Author(s): Yarko Nino; Manuel Barahona
Linked Author(s): Yarko Niño
Keywords: No Keywords
Abstract: Results of an experimental study on the formation and evolution of underwater barchan-ripples are presented. The experiments were conducted in a flume with a fixed, smooth bed. Sediment transport was provided by recirculating a given amount of sand into the flume. Initially, sand grains move along low-speed streaks of the near-wall flow. Later, and under certain flow conditions, barchan-ripples develop freely over the fixed bed, from the accumulation of sand grains into patches resulting from the transverse interaction of wall-streaks. Barchan-ripples evolve as self-organized flow-sediment structures with a crescent shape, that migrate in the downstream direction.

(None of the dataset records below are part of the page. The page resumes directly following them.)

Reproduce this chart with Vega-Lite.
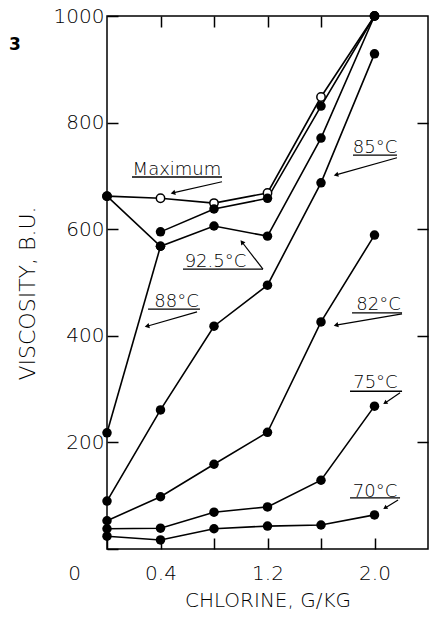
{
  "$schema": "https://vega.github.io/schema/vega-lite/v6.json",
  "width": 321,
  "height": 533,
  "autosize": {"type": "none"},
  "padding": {"left": 107, "top": 16, "right": 1, "bottom": 69},
  "background": "white",
  "config": {
    "view": {"stroke": "black", "strokeWidth": 1.5},
    "font": "DejaVu Sans",
    "axis": {
      "domain": false,
      "grid": false,
      "ticks": true,
      "tickColor": "black",
      "tickWidth": 1.5,
      "tickSize": -11,
      "labelFont": "DejaVu Sans",
      "labelFontSize": 20,
      "labelFontWeight": 300,
      "labelColor": "black",
      "titleFont": "DejaVu Sans",
      "titleFontWeight": 300,
      "titleColor": "black"
    }
  },
  "datasets": {
    "curves": [
      {"curve": "Maximum", "x": 0.0, "y": 662},
      {"curve": "Maximum", "x": 0.4, "y": 658},
      {"curve": "Maximum", "x": 0.8, "y": 649},
      {"curve": "Maximum", "x": 1.2, "y": 668},
      {"curve": "Maximum", "x": 1.6, "y": 848},
      {"curve": "Maximum", "x": 2.0, "y": 1000},
      {"curve": "92.5°C", "x": 0.0, "y": 662},
      {"curve": "92.5°C", "x": 0.4, "y": 568},
      {"curve": "92.5°C", "x": 0.8, "y": 606},
      {"curve": "92.5°C", "x": 1.2, "y": 587},
      {"curve": "92.5°C", "x": 1.6, "y": 771},
      {"curve": "92.5°C", "x": 2.0, "y": 1000},
      {"curve": "88°C", "x": 0.0, "y": 218},
      {"curve": "88°C", "x": 0.4, "y": 568},
      {"curve": "upper", "x": 0.4, "y": 595},
      {"curve": "upper", "x": 0.8, "y": 638},
      {"curve": "upper", "x": 1.2, "y": 658},
      {"curve": "upper", "x": 1.6, "y": 831},
      {"curve": "upper", "x": 2.0, "y": 1000},
      {"curve": "85°C", "x": 0.0, "y": 90},
      {"curve": "85°C", "x": 0.4, "y": 261},
      {"curve": "85°C", "x": 0.8, "y": 418},
      {"curve": "85°C", "x": 1.2, "y": 495},
      {"curve": "85°C", "x": 1.6, "y": 687},
      {"curve": "85°C", "x": 2.0, "y": 929},
      {"curve": "82°C", "x": 0.0, "y": 53},
      {"curve": "82°C", "x": 0.4, "y": 98},
      {"curve": "82°C", "x": 0.8, "y": 159},
      {"curve": "82°C", "x": 1.2, "y": 219},
      {"curve": "82°C", "x": 1.6, "y": 426},
      {"curve": "82°C", "x": 2.0, "y": 589},
      {"curve": "75°C", "x": 0.0, "y": 38},
      {"curve": "75°C", "x": 0.4, "y": 39},
      {"curve": "75°C", "x": 0.8, "y": 69},
      {"curve": "75°C", "x": 1.2, "y": 79},
      {"curve": "75°C", "x": 1.6, "y": 129},
      {"curve": "75°C", "x": 2.0, "y": 268},
      {"curve": "70°C", "x": 0.0, "y": 24},
      {"curve": "70°C", "x": 0.4, "y": 17},
      {"curve": "70°C", "x": 0.8, "y": 38},
      {"curve": "70°C", "x": 1.2, "y": 43},
      {"curve": "70°C", "x": 1.6, "y": 45},
      {"curve": "70°C", "x": 2.0, "y": 64}
    ],
    "labels": [
      {"text": "Maximum", "x": 0.523, "y": 702},
      {"text": "85°C", "x": 2.004, "y": 743},
      {"text": "92.5°C", "x": 0.811, "y": 529},
      {"text": "88°C", "x": 0.52, "y": 454},
      {"text": "82°C", "x": 2.03, "y": 448},
      {"text": "75°C", "x": 2.007, "y": 302},
      {"text": "70°C", "x": 2.004, "y": 98}
    ],
    "underlines": [
      {"label": "Maximum", "x": 0.187, "x2": 0.86, "y": 698},
      {"label": "85°C", "x": 1.839, "x2": 2.168, "y": 739},
      {"label": "92.5°C", "x": 0.568, "x2": 1.166, "y": 525},
      {"label": "88°C", "x": 0.307, "x2": 0.695, "y": 450},
      {"label": "82°C", "x": 1.832, "x2": 2.206, "y": 443},
      {"label": "75°C", "x": 1.817, "x2": 2.206, "y": 296},
      {"label": "70°C", "x": 1.817, "x2": 2.191, "y": 96}
    ],
    "arrows": [
      {"label": "Maximum", "x": 0.86, "y": 689, "x2": 0.493, "y2": 668},
      {"label": "85°C", "x": 2.168, "y": 734, "x2": 1.712, "y2": 702},
      {"label": "92.5°C", "x": 1.166, "y": 525, "x2": 1.009, "y2": 576},
      {"label": "88°C", "x": 0.673, "y": 445, "x2": 0.299, "y2": 418},
      {"label": "82°C", "x": 2.206, "y": 441, "x2": 1.712, "y2": 420},
      {"label": "75°C", "x": 2.191, "y": 293, "x2": 2.079, "y2": 274},
      {"label": "70°C", "x": 2.176, "y": 92, "x2": 2.079, "y2": 77}
    ],
    "panel": [
      {"text": "3", "x": -0.688, "y": 936}
    ]
  },
  "layer": [
    {
      "data": {"name": "curves"},
      "mark": {"type": "line", "color": "black", "strokeWidth": 1.6},
      "encoding": {
        "x": {
          "field": "x", "type": "quantitative",
          "scale": {"domain": [0, 2.4], "nice": false, "zero": false},
          "axis": {
            "orient": "bottom",
            "values": [0, 0.4, 0.8, 1.2, 1.6, 2.0],
            "labelExpr": "datum.value === 0 ? '0' : (datum.value === 0.8 || datum.value === 1.6) ? '' : format(datum.value, '.1f')",
            "labelOffset": {"condition": {"test": "datum.value === 0", "value": -33}, "value": 0},
            "labelPadding": 25,
            "labelFlush": false,
            "title": "CHLORINE, G/KG",
            "titleFontSize": 20,
            "titlePadding": 7
          }
        },
        "y": {
          "field": "y", "type": "quantitative",
          "scale": {"domain": [0, 1000], "nice": false},
          "axis": {
            "orient": "left",
            "values": [0, 200, 400, 600, 800, 1000],
            "labelExpr": "datum.value === 0 ? '' : datum.label",
            "format": "d",
            "labelPadding": 14,
            "labelFlush": false,
            "title": "VISCOSITY, B.U.",
            "titleFontSize": 22,
            "titlePadding": 14,
            "titleY": 277
          }
        },
        "detail": {"field": "curve"}
      }
    },
    {
      "data": {"name": "curves"},
      "transform": [{"filter": "datum.curve === 'Maximum'"}],
      "mark": {"type": "point", "shape": "circle", "filled": true, "fill": "white", "stroke": "black", "strokeWidth": 1.5, "size": 70, "opacity": 1},
      "encoding": {
        "x": {
          "field": "x", "type": "quantitative",
          "axis": {"orient": "top", "values": [0.4, 0.8, 1.2, 1.6], "labels": false, "title": null}
        },
        "y": {
          "field": "y", "type": "quantitative",
          "axis": {"orient": "right", "values": [200, 400, 600, 800], "labels": false, "title": null}
        }
      }
    },
    {
      "data": {"name": "curves"},
      "transform": [{"filter": "datum.curve !== 'Maximum'"}],
      "mark": {"type": "point", "shape": "circle", "filled": true, "color": "black", "size": 90, "opacity": 1},
      "encoding": {
        "x": {"field": "x", "type": "quantitative", "axis": null},
        "y": {"field": "y", "type": "quantitative", "axis": null}
      }
    },
    {
      "data": {"name": "labels"},
      "mark": {"type": "text", "fontSize": 18, "fontWeight": 300, "align": "center", "baseline": "alphabetic", "color": "black", "font": "DejaVu Sans"},
      "encoding": {
        "x": {"field": "x", "type": "quantitative", "axis": null},
        "y": {"field": "y", "type": "quantitative", "axis": null},
        "text": {"field": "text"}
      }
    },
    {
      "data": {"name": "underlines"},
      "mark": {"type": "rule", "color": "black", "strokeWidth": 1.4},
      "encoding": {
        "x": {"field": "x", "type": "quantitative", "axis": null},
        "x2": {"field": "x2"},
        "y": {"field": "y", "type": "quantitative", "axis": null}
      }
    },
    {
      "data": {"name": "arrows"},
      "mark": {"type": "rule", "color": "black", "strokeWidth": 1.2},
      "encoding": {
        "x": {"field": "x", "type": "quantitative", "axis": null},
        "x2": {"field": "x2"},
        "y": {"field": "y", "type": "quantitative", "axis": null},
        "y2": {"field": "y2"}
      }
    },
    {
      "data": {"name": "arrows"},
      "transform": [{"filter": "indexof(['Maximum', '85°C', '88°C', '82°C'], datum.label) >= 0"}],
      "mark": {"type": "point", "shape": "triangle-right", "filled": true, "color": "black", "size": 28, "angle": 166, "opacity": 1},
      "encoding": {
        "x": {"field": "x2", "type": "quantitative", "axis": null},
        "y": {"field": "y2", "type": "quantitative", "axis": null}
      }
    },
    {
      "data": {"name": "arrows"},
      "transform": [{"filter": "datum.label === '92.5°C'"}],
      "mark": {"type": "point", "shape": "triangle-right", "filled": true, "color": "black", "size": 28, "angle": 232, "opacity": 1},
      "encoding": {
        "x": {"field": "x2", "type": "quantitative", "axis": null},
        "y": {"field": "y2", "type": "quantitative", "axis": null}
      }
    },
    {
      "data": {"name": "arrows"},
      "transform": [{"filter": "datum.label === '75°C' || datum.label === '70°C'"}],
      "mark": {"type": "point", "shape": "triangle-right", "filled": true, "color": "black", "size": 24, "angle": 147, "opacity": 1},
      "encoding": {
        "x": {"field": "x2", "type": "quantitative", "axis": null},
        "y": {"field": "y2", "type": "quantitative", "axis": null}
      }
    },
    {
      "data": {"name": "panel"},
      "mark": {"type": "text", "fontSize": 17, "fontWeight": "bold", "align": "center", "baseline": "alphabetic", "color": "black", "font": "DejaVu Sans"},
      "encoding": {
        "x": {"field": "x", "type": "quantitative", "axis": null},
        "y": {"field": "y", "type": "quantitative", "axis": null},
        "text": {"field": "text"}
      }
    }
  ],
  "resolve": {"axis": {"x": "independent", "y": "independent"}}
}
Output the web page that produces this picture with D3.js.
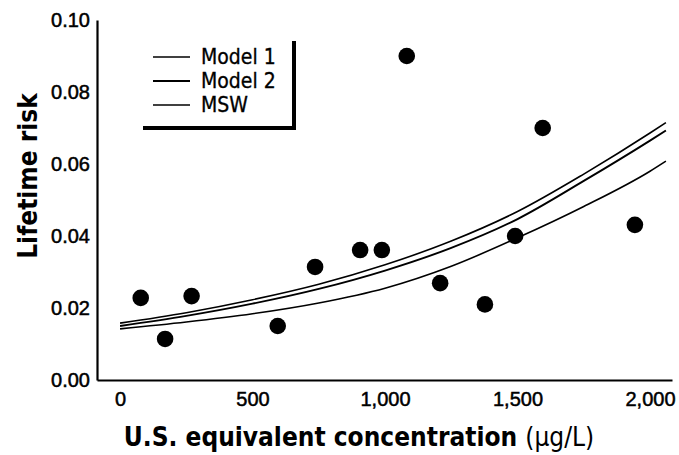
<!DOCTYPE html>
<html>
<head>
<meta charset="utf-8">
<script src="https://cdn.jsdelivr.net/npm/d3@7"></script>
<style>
  body { margin: 0; background: #fff; }
  svg { display: block; font-family: "Liberation Sans Narrow", "DejaVu Sans Condensed", sans-serif; }
</style>
</head>
<body>
<div id="chart"></div>
<script>
// observed points
const concentration = [78, 170, 270, 595, 736, 906, 988, 1082, 1208, 1377, 1491, 1595, 1943];
const risk = [0.0228, 0.0114, 0.0233, 0.0150, 0.0314, 0.0361, 0.0361, 0.0900, 0.0269, 0.0210, 0.0400, 0.0700, 0.0431];

// fitted curves
const curveX = [0, 250, 500, 750, 1000, 1250, 1500, 1750, 2000, 2060];
const model1 = [0.0158, 0.0187, 0.0223, 0.0266, 0.0320, 0.0386, 0.0468, 0.0572, 0.0686, 0.0715];
const model2 = [0.0150, 0.0178, 0.0212, 0.0253, 0.0304, 0.0367, 0.0447, 0.0553, 0.0665, 0.0693];
const msw = [0.0142, 0.0161, 0.0184, 0.0214, 0.0255, 0.0316, 0.0395, 0.0482, 0.0580, 0.0608];

const seriesNames = ['Model 1', 'Model 2', 'MSW'];
const xTicks = [0, 500, 1000, 1500, 2000];
const yTicks = [0, 0.02, 0.04, 0.06, 0.08, 0.10];

const width = 679;
const height = 455;

const svg = d3.select('#chart')
  .append('svg')
  .attr('width', width)
  .attr('height', height);

const x = d3.scaleLinear().domain([-87, 2083]).range([97, 672]);
const y = d3.scaleLinear().domain([0, 0.10]).range([380, 20]);

// axes
svg.append('g')
  .attr('transform', `translate(0,${y(0)})`)
  .call(d3.axisBottom(x).tickValues(xTicks).tickSize(0).tickPadding(12).tickFormat(d3.format(',')))
  .call(g => g.select('.domain').attr('stroke', '#000').attr('stroke-width', 2.2))
  .call(g => g.selectAll('text').attr('font-size', 20).attr('fill', '#000')
    .attr('stroke', '#000').attr('stroke-width', 0.5).attr('font-family', null));

svg.append('g')
  .attr('transform', `translate(${x.range()[0]},0)`)
  .call(d3.axisLeft(y).tickValues(yTicks).tickSize(0).tickPadding(7).tickFormat(d3.format('.2f')))
  .call(g => g.select('.domain').attr('stroke', '#000').attr('stroke-width', 2.2))
  .call(g => g.selectAll('text').attr('font-size', 20).attr('fill', '#000')
    .attr('stroke', '#000').attr('stroke-width', 0.5).attr('font-family', null));

// titles
svg.append('text')
  .attr('transform', `translate(37,176) rotate(-90)`)
  .attr('text-anchor', 'middle')
  .attr('font-size', 26)
  .attr('font-weight', 'bold')
  .text('Lifetime risk');

const xt = svg.append('text')
  .attr('x', 359)
  .attr('y', 446)
  .attr('text-anchor', 'middle')
  .attr('font-size', 26);
xt.append('tspan').attr('font-weight', 'bold').text('U.S. equivalent concentration ');
xt.append('tspan').text('(µg/L)');

// curves
const line = d3.line()
  .x(d => x(d[0]))
  .y(d => y(d[1]))
  .curve(d3.curveMonotoneX);

[model1, model2, msw].forEach((vals, i) => {
  svg.append('path')
    .datum(curveX.map((c, j) => [c, vals[j]]))
    .attr('fill', 'none')
    .attr('stroke', '#000')
    .attr('stroke-width', i === 1 ? 1.9 : 1.6)
    .attr('d', line);
});

// points
svg.append('g')
  .selectAll('circle')
  .data(concentration.map((c, i) => [c, risk[i]]))
  .join('circle')
  .attr('cx', d => x(d[0]))
  .attr('cy', d => y(d[1]))
  .attr('r', 8.3)
  .attr('fill', '#000');

// legend
const legend = svg.append('g');
legend.append('path')
  .attr('d', 'M294,41 V128 H143')
  .attr('fill', 'none')
  .attr('stroke', '#000')
  .attr('stroke-width', 4);

seriesNames.forEach((name, i) => {
  const ly = 57 + i * 24;
  legend.append('line')
    .attr('x1', 153).attr('x2', 190)
    .attr('y1', ly).attr('y2', ly)
    .attr('stroke', '#000')
    .attr('stroke-width', i === 1 ? 1.9 : 1.5);
  legend.append('text')
    .attr('x', 201)
    .attr('y', ly + 7)
    .attr('font-size', 21)
    .attr('stroke', '#000')
    .attr('stroke-width', 0.3)
    .text(name);
});
</script>
</body>
</html>
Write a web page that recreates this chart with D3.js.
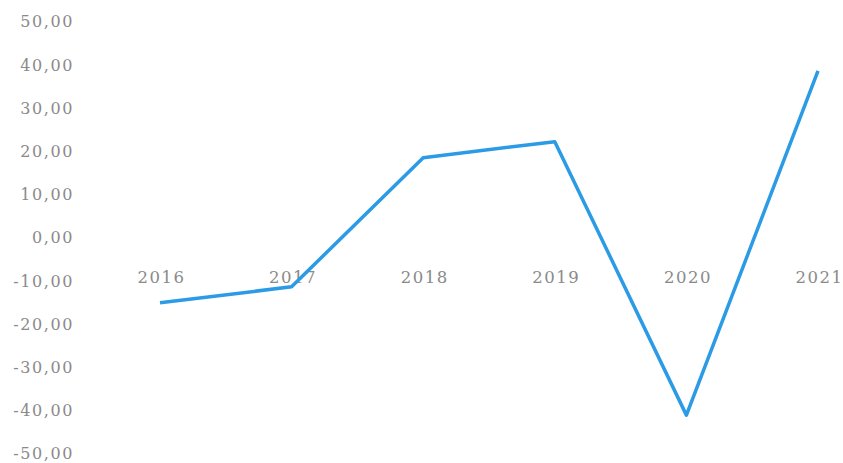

Their celerity decreases as the ripple height increases. Their size is variable for a given flow condition, however their shape is approximately self-similar. As the amount of recirculating sediment is increased, barchan-ripples are more easily formed. When a sufficiently large number of ripples are present in the flume, the interaction between them creates a pattern with a characteristic wavelength. Two types of patterns were observed: ripple trains, where bedforms align one after the other, and alternate ripples, where the center of one structure is located downstream from one of the legs of the upstream structure. Results of flow visualizations indicate that sediment transport over the bedforms is controlled by quasi-periodic events, related to the existence of coherent structures of the flow, that are able to entrain sediment into suspension, thus transporting the grains downstream and away from the flow-sediment structure.
Year: 1997